Estes professores precisam de tempo, e tempo é o que não têm e não lhes é dado... Estes professores precisam de dar tempo aos alunos e tempo é o que não lhes conseguem dar... E para se poder ser melhor professor, esta é uma profissão que precisa de tempo… para ler, tempo para criar, tempo para estar, tempo para partilhar, tempo para conversar, tempo para sentir, tempo para rir, tempo para parar, tempo para pensar, tempo para reflectir, tempo para o ser...
Aos professores deste país, parabéns pela coragem de, num mundo completamente do avesso, ainda terem tempo (mesmo que não o tenham) de preencher as enormes burocracias desta nova escola “digital”... que, ao invés de simplificar a profissão e a arte de ensinar, veio contribuir para que não se perceba que a tecnologia educativa não é para o fim que se lhe tem dado!
Aos professores deste país, parabéns pela coragem de tentarem combater o controlo métrico administrativo feito e sentido no seu dia-a-dia, para medir, avaliar e comprovar o que cada um fez, faz e fará, resistindo sempre com ética e fazendo o melhor que conseguem.
Aos professores deste país, parabéns pela coragem de enfrentar este enorme desafio, no qual não há tempo para perceberem que existe um vírus que os colocou nesta situação... e ter o tempo para se angustiarem, para sentirem as dores desta calamidade mundial.
Mas, não há tempo, porque é necessário preparar os diversos relatórios de evidências dos trabalho de alunos (o digital também exporta dados), planos semanais e diários, faltas e presenças, sumários e planos individuais de trabalho, exercícios e fichas de trabalho, correcções e feedback, construir apresentações electrónicas, ePortefólios, guiões de aprendizagem diferenciados para os imensos alunos, mais um roteiro ou roteirinho, atender os telefonemas dos encarregados de educação a quem foram “obrigados” a fornecer o seu número pessoal, como de um call center se tratasse, realizar videoconferências para alunos ou com colegas, em reuniões de trabalho para articular as articulações, e ainda responder às dezenas de e-mails de pais, alunos, colegas, direcção, que precisam de ter tudo resolvido no tempo verbal passado, em que o ontem é uma velocidade insuportável de acompanhar… com um imediatismo digital inexequível de responder!
Aos professores deste país, parabéns pela coragem de se multiplicarem em esforços e soluções para não abandonarem cada aluno.

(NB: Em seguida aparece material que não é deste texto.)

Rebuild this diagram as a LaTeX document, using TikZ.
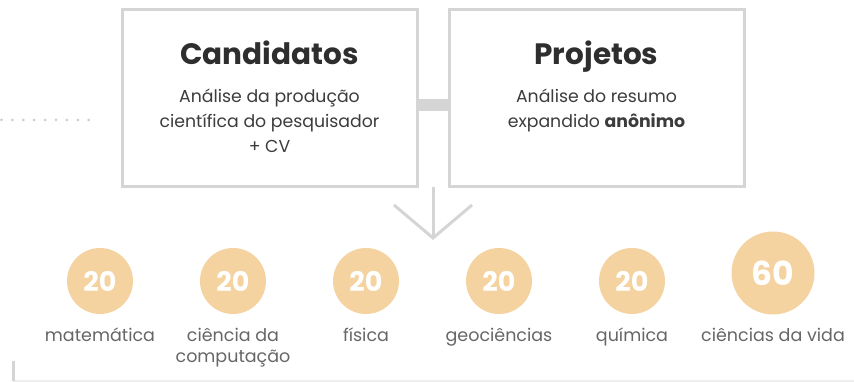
\documentclass[tikz,border=0pt]{standalone}
\usepackage{fontspec}
\setmainfont{Poppins}
\definecolor{linegray}{HTML}{D5D5D5}
\definecolor{dotgray}{HTML}{CCCCCC}
\definecolor{peach}{HTML}{F5D3A0}
\definecolor{titlecol}{HTML}{2E2E2E}
\definecolor{bodycol}{HTML}{3C3C3C}
\definecolor{labelcol}{HTML}{666666}
\definecolor{faint}{HTML}{EEEEEE}
\begin{document}
\begin{tikzpicture}[x=1pt,y=-1pt,
  panel/.style={draw=linegray,line width=3pt,fill=white,minimum width=295pt,minimum height=177pt,inner sep=0pt},
  ttl/.style={font=\fontsize{29.5}{32}\selectfont\bfseries,text=titlecol,inner sep=0pt,anchor=base},
  bodytxt/.style={font=\fontsize{17.3}{25}\selectfont,text=bodycol,align=center,inner sep=0pt,anchor=north},
  num/.style={circle,fill=peach,minimum size=66pt,inner sep=0pt,text=white,font=\fontsize{27}{28}\selectfont\bfseries},
  bignum/.style={circle,fill=peach,minimum size=83pt,inner sep=0pt,text=white,font=\fontsize{33}{34}\selectfont\bfseries},
  lbl/.style={font=\fontsize{17.5}{21.5}\selectfont,text=labelcol,align=center,inner sep=0pt,anchor=north},
  conn/.style={draw=linegray,line width=3pt},
  dot/.style={circle,fill=dotgray,minimum size=3pt,inner sep=0pt}
]
\useasboundingbox (0,0) rectangle (854,382);
% dotted lead-in
\foreach \i in {0,...,8} {
  \node[dot] (d\i) at ({1.5+10.9*\i},120) {};
}
% panels
\node[panel] (cand) at (269.5,98.5) {};
\node[panel] (proj) at (596.5,98.5) {};
% connector bar
\fill[linegray] (cand.east |- 0,99) rectangle (proj.west |- 0,111);
% titles and texts
\node[ttl] (t1) at (269.5,65) {Candidatos};
\node[bodytxt] (b1) at (269.5,89) {Análise da produção\\científica do pesquisador\\+ CV};
\node[ttl] (t2) at (596.5,65) {Projetos};
\node[bodytxt] (b2) at (596.5,89) {Análise do resumo\\expandido \textbf{anônimo}};
% arrow
\coordinate (apex) at (433,238);
\coordinate (vl) at (394,205);
\coordinate (vr) at (472,205);
\draw[conn] (433,187) -- (apex);
\draw[conn,line join=miter] (vl) -- (apex) -- (vr);
% circles
\node[num] (c1) at (100,281) {20};
\node[num] (c2) at (233,281) {20};
\node[num] (c3) at (366,281) {20};
\node[num] (c4) at (499,281) {20};
\node[num] (c5) at (632,281) {20};
\node[bignum] (c6) at (773,273) {60};
% labels
\node[lbl] (l1) at (100,327.5) {matemática};
\node[lbl] (l2) at (233,327.5) {ciência da\\computação};
\node[lbl] (l3) at (366,327.5) {física};
\node[lbl] (l4) at (499,327.5) {geociências};
\node[lbl] (l5) at (632,327.5) {química};
\node[lbl] (l6) at (773,327.5) {ciências da vida};
% bottom frame
\coordinate (bl) at (13,381);
\coordinate (br) at (854,381);
\coordinate (bt) at (13,361);
\draw[faint,line width=1.5pt] (bl) -- (br);
\draw[draw=linegray,line width=3pt] (bt) -- (bl);
\end{tikzpicture}
\end{document}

Mas também para todos aqueles que têm filhos em casa para proteger, e não consegue deles ser professores, e ainda ter tempo para os deitar e acarinhar!
Num mundo repleto de burocracias e que anda a uma velocidade estonteante, este é o momento de ter calma, este é o tempo de caminhar por casa com passos curtos e seguros, porque não é aconselhado correr pela rua aos encontrões. Este é o tempo de sobreviver a esta velocidade da “rede” dos gigabytes e por algum tempo processar em pequenos bytes para reaprender a ser professor e prosseguir esta profissão da melhor forma...
O maior problema nunca vai estar na velocidade da Internet ou no equipamento usado, mas sim na velocidade de processamento cerebral... e o cérebro de um professor ainda não corre em 5G... mesmo que o possam estar a forçar!
Esta cápsula do tempo de professor d.C. (durante a Covid) não reside numa época normal, nem vive uma situação comum, por isso não a podemos tornar em algo que não o é!